И я дышала. Глубоко, до боли в ребрах, втягивая запах его пота и какой-то дикой, лесной мощи. Таблетки продолжали держать мой разум в вакууме, но мое тело впервые за долгое время устроило бунт против этого химической диктатуры. Секс стал моей новой формой медикаментов. После него в голове не звенело от пустоты. После него я чувствовала себя настоящей — не макетом человека в масштабе один к десяти, а живым существом.
Я знала, что за этим придет утро. Придет осознание того, что я пустила в свою постель хищника, который три дня назад хрипел в грязи. Что я добровольно разрушаю свой аккуратно вычерченный мирок, впуская в него хаос, пахнущий зверем. Но пока в квартире пахло его кожей и свежей хвоей, а не формалином и тоской, я была готова платить любую цену.
Наверное, это и был мой настоящий диагноз: отчаянная, почти безумная жажда жизни в теле, которое уже давно приготовилось умирать. Мы жили в этом странном, хрупком пузыре три дня.
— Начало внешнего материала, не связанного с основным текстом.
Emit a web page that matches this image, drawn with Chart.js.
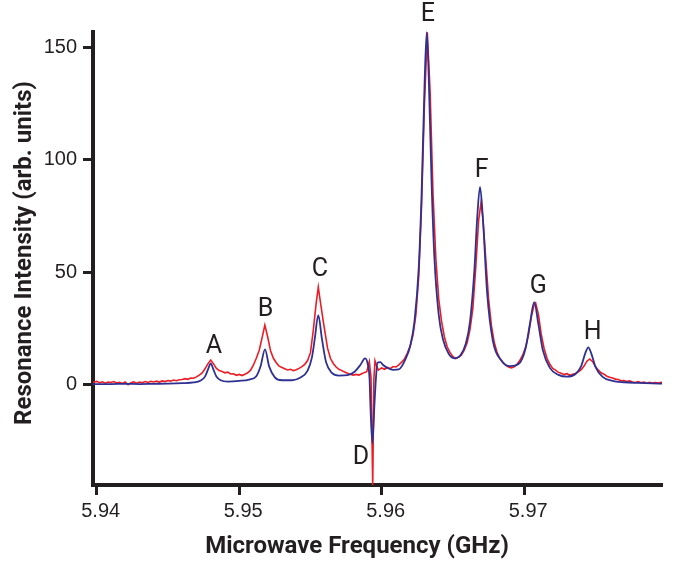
<!DOCTYPE html>
<html>
<head>
<meta charset="utf-8">
<title>Resonance spectrum</title>
<script src="https://cdn.jsdelivr.net/npm/chart.js@4.4.1/dist/chart.umd.min.js"></script>
<style>
  body { margin: 0; background: #fff; }
  canvas { display: block; }
</style>
</head>
<body>
<canvas id="mychart" width="677" height="563"></canvas>
<script>
const xTicks = [5.94, 5.95, 5.96, 5.97];
const yTicks = [0, 50, 100, 150];

// peak letters, placed in data units
const peakNames = ['A', 'B', 'C', 'D', 'E', 'F', 'G', 'H'];
const peakLabelX = [5.94823, 5.95185, 5.95567, 5.95855, 5.96324, 5.96702, 5.97099, 5.97480];
const peakLabelY = [16.8, 33.0, 50.8, -32.8, 164.9, 95.4, 43.4, 22.7];

// smooth (blue) trace
const fitFreq = [
  5.93974, 5.9410, 5.9420, 5.9430, 5.9440, 5.9450, 5.9460, 5.9468, 5.9473, 5.9476,
  5.9478, 5.9480, 5.9482, 5.9484, 5.9487, 5.9492, 5.9500, 5.9507, 5.9512, 5.9515,
  5.95181, 5.9521, 5.9525, 5.9530, 5.9537, 5.9543, 5.9548, 5.9551, 5.9553, 5.95555,
  5.9558, 5.9561, 5.9565, 5.9570, 5.9576, 5.9581, 5.9585, 5.95883, 5.9590, 5.95915,
  5.9592, 5.95934, 5.9595, 5.9596, 5.9597, 5.9599, 5.9601, 5.9604, 5.9608, 5.9612,
  5.9617, 5.9620, 5.9623, 5.9626, 5.9628, 5.9630, 5.96316, 5.9633, 5.9635, 5.9637,
  5.9640, 5.9643, 5.9647, 5.9651, 5.9655, 5.9659, 5.9662, 5.9665, 5.9667, 5.9669,
  5.9671, 5.9674, 5.9678, 5.9684, 5.9690, 5.9696, 5.9701, 5.9704, 5.9707, 5.9710,
  5.9713, 5.9718, 5.9724, 5.9730, 5.9736, 5.9740, 5.9743, 5.9745, 5.9747, 5.9750,
  5.9755, 5.9762, 5.9770, 5.9780, 5.9790, 5.97967
];
const fitVals = [
  0, 0, 0.1, 0, 0.1, 0.2, 0.4, 0.7, 1.6, 3.3,
  6.3, 9.2, 6.3, 3.4, 1.7, 1.1, 1.4, 2.0, 3.5, 7.9,
  15.5, 7.9, 3.0, 1.7, 1.7, 2.9, 6.0, 11.8, 20.0, 30.8,
  20.4, 9.7, 5.0, 3.8, 4.0, 5.5, 8.5, 11.5, 9.5, 2.0,
  -8.0, -26.5, -8.0, 3.0, 9.5, 9.8, 8.5, 7.2, 6.3, 6.5,
  11.5, 17.0, 28.0, 52.0, 85.0, 132.0, 157.0, 137.0, 90.0, 56.0,
  31.0, 20.0, 13.5, 11.5, 12.6, 18.0, 28.0, 50.5, 74.0, 88.0,
  74.0, 40.5, 19.3, 10.5, 8.0, 8.9, 16.0, 26.8, 36.6, 26.5,
  15.3, 7.2, 4.1, 3.3, 4.5, 8.0, 14.0, 16.4, 13.8, 7.7,
  3.2, 1.4, 0.8, 0.5, 0.3, 0.2
];

// measured (red) trace
const measFreq = [
  5.93974, 5.9400, 5.9402, 5.9404, 5.9406, 5.9408, 5.9410, 5.9412, 5.9414, 5.9416,
  5.9418, 5.9420, 5.9422, 5.9424, 5.9426, 5.9428, 5.9430, 5.9432, 5.9434, 5.9436,
  5.9438, 5.9440, 5.9442, 5.9444, 5.9446, 5.9448, 5.9450, 5.9452, 5.9454, 5.9456,
  5.9458, 5.9460, 5.9462, 5.9464, 5.9466, 5.9468, 5.9470, 5.9472, 5.9474, 5.9476,
  5.9478, 5.9480, 5.9482, 5.9484, 5.9486, 5.9488, 5.9490, 5.9492, 5.9494, 5.9496,
  5.9498, 5.9500, 5.9502, 5.9504, 5.9506, 5.9508, 5.9510, 5.9512, 5.9514, 5.9516,
  5.9518, 5.9520, 5.9522, 5.9524, 5.9526, 5.9528, 5.9530, 5.9532, 5.9534, 5.9536,
  5.9538, 5.9540, 5.9542, 5.9544, 5.9546, 5.9548, 5.9550, 5.9552, 5.9554, 5.95555,
  5.9557, 5.9559, 5.9560, 5.9562, 5.9564, 5.9566, 5.9568, 5.9570, 5.9572, 5.9574,
  5.9576, 5.9578, 5.9580, 5.9582, 5.9584, 5.9586, 5.9588, 5.95895, 5.95913, 5.95925,
  5.95937, 5.95945, 5.95953, 5.95965, 5.95976, 5.9600, 5.9602, 5.9604, 5.9606, 5.9608,
  5.9610, 5.9612, 5.9614, 5.9616, 5.9618, 5.9620, 5.9622, 5.9624, 5.9626, 5.9628,
  5.9630, 5.9632, 5.9634, 5.9636, 5.9638, 5.9640, 5.9642, 5.9644, 5.9646, 5.9648,
  5.9650, 5.9652, 5.9654, 5.9656, 5.9658, 5.9660, 5.9662, 5.9664, 5.9666, 5.9668,
  5.96697, 5.9671, 5.9673, 5.9675, 5.9677, 5.9679, 5.9681, 5.9683, 5.9685, 5.9687,
  5.9689, 5.9691, 5.9693, 5.9695, 5.9697, 5.9699, 5.9701, 5.9703, 5.9705, 5.9707,
  5.9708, 5.9710, 5.9712, 5.9714, 5.9716, 5.9718, 5.9720, 5.9722, 5.9724, 5.9726,
  5.9728, 5.9730, 5.9732, 5.9734, 5.9736, 5.9738, 5.9740, 5.9742, 5.9744, 5.9746,
  5.9748, 5.9750, 5.9752, 5.9754, 5.9756, 5.9758, 5.9760, 5.9762, 5.9764, 5.9766,
  5.9768, 5.9770, 5.9772, 5.9774, 5.9776, 5.9778, 5.9780, 5.9782, 5.9784, 5.9786,
  5.9788, 5.9790, 5.9792, 5.9794, 5.9796, 5.97967
];
const measVals = [
  0.8, 1.2, 0.6, 1.0, 0.4, 0.9, 0.7, 1.1, 0.5, 0.8,
  0.3, 0.9, -0.3, 0.6, 1.0, 0.4, 0.9, 0.6, 1.1, 0.7,
  1.2, 0.9, 1.3, 0.9, 1.4, 1.1, 1.6, 1.3, 1.8, 1.5,
  1.9, 2.0, 2.4, 2.1, 2.7, 2.6, 3.2, 4.0, 5.0, 6.8,
  9.0, 10.7, 9.0, 7.0, 6.0, 5.6, 5.0, 5.3, 4.5, 4.6,
  3.9, 4.3, 3.8, 4.4, 5.0, 6.2, 8.5, 11.5, 15.0, 20.5,
  26.3, 21.0, 14.8, 11.5, 9.5, 8.0, 7.4, 6.8, 6.3, 6.6,
  6.0, 6.4, 7.0, 7.8, 8.8, 10.5, 14.0, 24.0, 36.0, 43.2,
  36.5, 28.0, 24.0, 16.0, 11.5, 9.2, 7.6, 6.6, 6.0, 5.4,
  4.8, 4.4, 4.0, 4.3, 4.0, 4.6, 5.2, 5.5, 10.0, 3.0,
  -45.0, 2.0, 10.4, 8.0, 6.2, 7.2, 6.6, 7.4, 6.9, 7.8,
  7.6, 8.6, 9.8, 11.2, 13.8, 17.0, 22.0, 31.0, 48.0, 80.0,
  125.0, 157.0, 130.0, 85.0, 56.0, 38.0, 28.0, 21.0, 16.5, 14.0,
  12.2, 11.4, 12.0, 13.0, 15.2, 18.5, 24.5, 34.0, 52.0, 73.0,
  81.0, 74.0, 56.0, 38.0, 26.0, 18.5, 14.0, 11.4, 9.6, 8.4,
  7.6, 7.2, 7.7, 8.8, 10.6, 13.0, 16.5, 22.0, 30.0, 35.5,
  36.2, 31.0, 22.0, 15.8, 11.5, 8.8, 7.0, 6.2, 5.2, 4.8,
  4.2, 4.6, 3.9, 4.4, 4.7, 5.4, 6.4, 8.0, 10.2, 11.2,
  10.0, 7.8, 6.2, 5.0, 4.4, 3.5, 3.0, 2.7, 2.2, 2.0,
  1.5, 1.6, 1.1, 1.4, 0.9, 0.7, 1.1, 0.6, 0.9, 0.4,
  0.8, 0.4, 0.7, 0.5, 0.8, 0.6
];

const ink = '#231f20';
const ctx = document.getElementById('mychart').getContext('2d');

function toPoints(xs, ys) {
  let pts = [];
  for (let i = 0; i < xs.length; i++) pts.push({ x: xs[i], y: ys[i] });
  return pts;
}

const peakLetters = {
  id: 'peakLetters',
  afterDatasetsDraw(chart) {
    const c = chart.ctx;
    const sx = chart.scales.x, sy = chart.scales.y;
    c.save();
    c.fillStyle = ink;
    c.font = '25px Roboto';
    c.textAlign = 'center';
    c.textBaseline = 'middle';
    for (let i = 0; i < peakNames.length; i++) {
      c.fillText(peakNames[i], sx.getPixelForValue(peakLabelX[i]), sy.getPixelForValue(peakLabelY[i]));
    }
    c.restore();
  }
};

const axisTitles = {
  id: 'axisTitles',
  afterDraw(chart) {
    const c = chart.ctx;
    c.save();
    c.fillStyle = ink;
    c.font = 'bold 24px Roboto';
    c.textAlign = 'center';
    c.textBaseline = 'middle';
    c.fillText('Microwave Frequency (GHz)', 357, 547);
    c.translate(25, 253);
    c.rotate(-Math.PI / 2);
    c.fillText('Resonance Intensity (arb. units)', 0, 0);
    c.restore();
  }
};

const lineClip = { left: 0, top: 5, right: 0, bottom: 0 };

let obj = {
  type: 'line',
  data: {
    datasets: [{
        label: 'fit',
        data: toPoints(fitFreq, fitVals),
        borderColor: '#2e3192',
        borderWidth: 1.8,
        pointRadius: 0,
        cubicInterpolationMode: 'monotone',
        clip: lineClip
      },
      {
        label: 'measured',
        data: toPoints(measFreq, measVals),
        borderColor: '#ed1c24',
        borderWidth: 1.6,
        pointRadius: 0,
        tension: 0,
        clip: lineClip
      }
    ]
  },
  options: {
    responsive: false,
    animation: false,
    devicePixelRatio: 1,
    layout: { padding: { top: 32, right: 15, left: 0, bottom: 0 } },
    plugins: {
      legend: { display: false },
      tooltip: { enabled: false }
    },
    scales: {
      x: {
        type: 'linear',
        min: 5.93974,
        max: 5.97967,
        afterBuildTicks: s => { s.ticks = xTicks.map(v => ({ value: v })); },
        afterFit: s => { s.height = 78; },
        ticks: {
          color: ink,
          font: { family: 'Liberation Sans', size: 20 },
          padding: 4,
          labelOffset: 4,
          maxRotation: 0,
          autoSkip: false,
          callback: v => v.toFixed(2)
        },
        grid: { drawOnChartArea: false, drawTicks: true, tickLength: 10, tickWidth: 3, tickColor: ink },
        border: { display: true, width: 4, color: ink }
      },
      y: {
        min: -45.05,
        max: 157.1,
        afterBuildTicks: s => { s.ticks = yTicks.map(v => ({ value: v })); },
        afterFit: s => { s.width = 93; },
        ticks: {
          color: ink,
          font: { family: 'Liberation Sans', size: 20 },
          padding: 6,
          callback: v => String(v)
        },
        grid: { drawOnChartArea: false, drawTicks: true, tickLength: 10, tickWidth: 3, tickColor: ink },
        border: { display: true, width: 4, color: ink }
      }
    }
  },
  plugins: [peakLetters, axisTitles]
};

let myChart = new Chart(ctx, obj);
</script>
</body>
</html>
Я по инерции рисовала планы чужих домов, он молча следил за тенями за окном, а по ночам мы превращались в двух выживших после крушения, которые судорожно вцепляются друг в друга, просто чтобы не захлебнуться в холодном океане одиночества.
Я не замечала, как за окном начали менять позиции машины. Мои глаза, привыкшие выверять параллельные линии в Автокаде, не видели, как Влад всё чаще замирает у двери, прислушиваясь к шагам на лестничной клетке. Я была слишком занята — я училась заново ощущать ток крови в собственных жилах.